Energy dissipation at the silica glass/compressed aerogel interface: The fate of Wild 2 mineral grains and fragments smaller than ~100 nm

Abstract

Allocation FC6,0,10,0,26 from Stardust track 10 shows a slightly wavy silica glass/compressed silica aerogel interface exposing a patchwork of compressed silica aerogel domains and domains of silica glass with embedded Wild 2 materials in ultra-thin TEM sections. This interface is where molten silica encountered compressed silica aerogel at temperatures <100 °C, and probably near room temperature, causing steep thermal gradients. An Mg, Fe-olivine grain, and a plagioclase-leucite intergrowth survived without melting in silica glass. A Mg-, Al-, Ca-, K-bearing silica globule moved independently as a single object. Two clusters of pure iron, low-Ni iron, and low-Ni, low-sulfur Fe-Ni-S grains also survived intact and came to rest right at the interface between silica glass/compressed silica aerogel. There are numerous Fe-Ni-S nanograins scattered throughout MgO-rich magnesiosilica glass, but compositionally similar Fe-Ni-S are also found in the compressed silica aerogel, where they are not supposed to be.
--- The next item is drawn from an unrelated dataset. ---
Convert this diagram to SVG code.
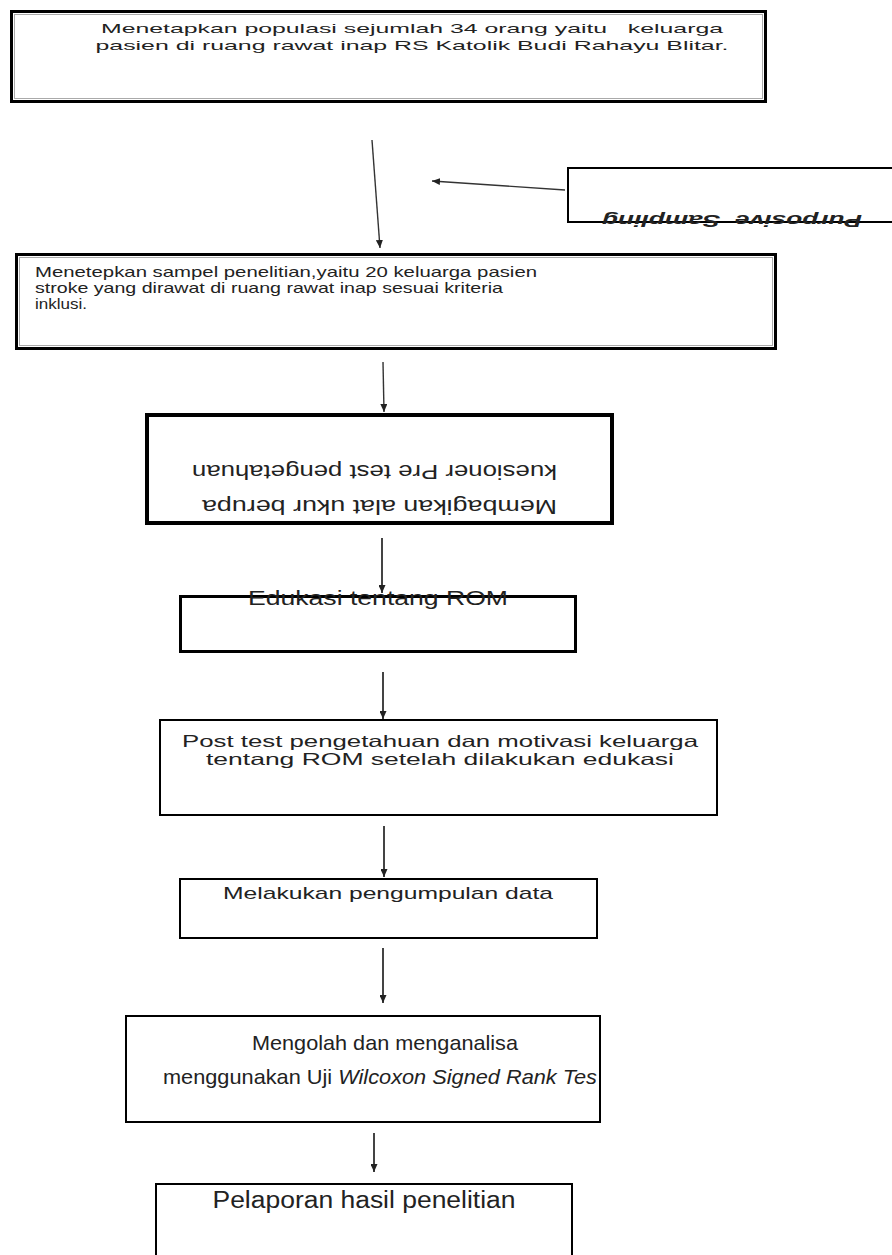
<svg xmlns="http://www.w3.org/2000/svg" width="892" height="1255" viewBox="0 0 892 1255">
<defs>
<style>
.t{font-family:"Liberation Sans",Arial,sans-serif;fill:#222;white-space:pre;}
.bx{fill:#fff;stroke:#000;}
.in{fill:none;stroke:#aaa;stroke-width:1;}
.c{stroke:#333;stroke-width:1.4;fill:none;}
.c2{stroke:#444;stroke-width:2;fill:none;}
</style>
<marker id="ah" markerUnits="userSpaceOnUse" markerWidth="9" markerHeight="7" refX="8" refY="3.5" orient="auto">
<path d="M0,0 L8,3.5 L0,7 z" fill="#222"/>
</marker>
</defs>
<rect width="892" height="1255" fill="#fff"/>

<g id="connectors">
<line class="c" x1="372" y1="140" x2="380" y2="248" marker-end="url(#ah)"/>
<line class="c" x1="565" y1="190" x2="432" y2="181" marker-end="url(#ah)"/>
<line class="c" x1="383" y1="362" x2="384" y2="412" marker-end="url(#ah)"/>
<line class="c2" x1="382" y1="538" x2="382" y2="593" marker-end="url(#ah)"/>
<line class="c2" x1="383" y1="672" x2="383" y2="719" marker-end="url(#ah)"/>
<line class="c2" x1="384" y1="826" x2="384" y2="877" marker-end="url(#ah)"/>
<line class="c2" x1="383" y1="948" x2="383" y2="1003" marker-end="url(#ah)"/>
<line class="c2" x1="374" y1="1133" x2="374" y2="1172" marker-end="url(#ah)"/>
</g>

<g id="node-populasi">
<rect class="bx" x="11.5" y="11.5" width="754" height="90" stroke-width="3"/>
<rect class="in" x="14.5" y="14.5" width="748" height="84"/>
<text class="t" x="412" y="33" font-size="13" text-anchor="middle" textLength="622" lengthAdjust="spacingAndGlyphs" xml:space="preserve">Menetapkan populasi sejumlah 34 orang yaitu   keluarga</text>
<text class="t" x="412" y="50" font-size="13" text-anchor="middle" textLength="633" lengthAdjust="spacingAndGlyphs">pasien di ruang rawat inap RS Katolik Budi Rahayu Blitar.</text>
</g>

<g id="node-purposive">
<path d="M892,168 H568 V222 H892" fill="#fff" stroke="#000" stroke-width="2"/>
<text class="t" x="732" y="215" font-size="16" font-weight="bold" font-style="italic" text-anchor="middle" textLength="260" lengthAdjust="spacingAndGlyphs" transform="rotate(180 732 215)" xml:space="preserve">Purposive  Sampling</text>
</g>

<g id="node-sampel">
<rect class="bx" x="16.5" y="254.5" width="759" height="94" stroke-width="3"/>
<rect class="in" x="19.5" y="257.5" width="753" height="88"/>
<text class="t" x="35" y="277" font-size="14.5" textLength="502" lengthAdjust="spacingAndGlyphs">Menetepkan sampel penelitian,yaitu 20 keluarga pasien</text>
<text class="t" x="35" y="293" font-size="14.5" textLength="468" lengthAdjust="spacingAndGlyphs">stroke yang dirawat di ruang rawat inap sesuai kriteria</text>
<text class="t" x="35" y="309" font-size="14.5" textLength="52" lengthAdjust="spacingAndGlyphs">inklusi.</text>
</g>

<g id="node-pretest">
<rect class="bx" x="147" y="415" width="465" height="108" stroke-width="4"/>
<g transform="rotate(180 379 469)">
<text class="t" x="201" y="438" font-size="21" textLength="355" lengthAdjust="spacingAndGlyphs">Membagikan alat ukur berupa</text>
<text class="t" x="201" y="473" font-size="21" textLength="365" lengthAdjust="spacingAndGlyphs">kuesioner Pre test pengetahuan</text>
</g>
</g>

<g id="node-edukasi">
<rect class="bx" x="180.5" y="596.5" width="395" height="55" stroke-width="3"/>
<text class="t" x="378" y="605" font-size="20" text-anchor="middle" textLength="260" lengthAdjust="spacingAndGlyphs">Edukasi tentang ROM</text>
</g>

<g id="node-posttest">
<rect class="bx" x="160" y="720" width="557" height="95" stroke="#333" stroke-width="2"/>
<text class="t" x="440" y="747" font-size="16.5" text-anchor="middle" textLength="516" lengthAdjust="spacingAndGlyphs">Post test pengetahuan dan motivasi keluarga</text>
<text class="t" x="440" y="765" font-size="16.5" text-anchor="middle" textLength="468" lengthAdjust="spacingAndGlyphs">tentang ROM setelah dilakukan edukasi</text>
</g>

<g id="node-data">
<rect class="bx" x="180" y="879" width="417" height="59" stroke="#444" stroke-width="2"/>
<text class="t" x="388" y="899" font-size="17" text-anchor="middle" textLength="330" lengthAdjust="spacingAndGlyphs">Melakukan pengumpulan data</text>
</g>

<g id="node-analisa">
<rect class="bx" x="126" y="1016" width="474" height="106" stroke="#333" stroke-width="2"/>
<text class="t" x="385" y="1050" font-size="21" text-anchor="middle" textLength="266" lengthAdjust="spacingAndGlyphs">Mengolah dan menganalisa</text>
<text class="t" x="380" y="1084" font-size="21" text-anchor="middle" textLength="434" lengthAdjust="spacingAndGlyphs">menggunakan Uji <tspan font-style="italic">Wilcoxon Signed Rank Tes</tspan></text>
</g>

<g id="node-pelaporan">
<path d="M156,1260 V1184 H572 V1260" fill="#fff" stroke="#000" stroke-width="2"/>
<text class="t" x="364" y="1208" font-size="23" text-anchor="middle" textLength="303" lengthAdjust="spacingAndGlyphs">Pelaporan hasil penelitian</text>
</g>
</svg>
This work could not establish how deep they had penetrated the aerogel. Iron nanograins in this allocation form core-ring grains with a gap between the iron core and a surrounding ring of thermally modified aerogel. This structure was caused when rapid, thermal expansion of the core heated the surrounding compressed aerogel that upon rapid cooling remained fixed in place while the iron core shrank back to its original size. The well-known volume expansion of pure iron allowed reconstruction of the quench temperature for individual core-ring grains. These temperatures showed the small scale of thermal energy loss at the silica glass/compressed silica aerogel interface. The data support fragmentation of olivine, plagioclase, and iron and Fe ± low-Ni grains from comet 81P/Wild 2 during hypervelocity capture.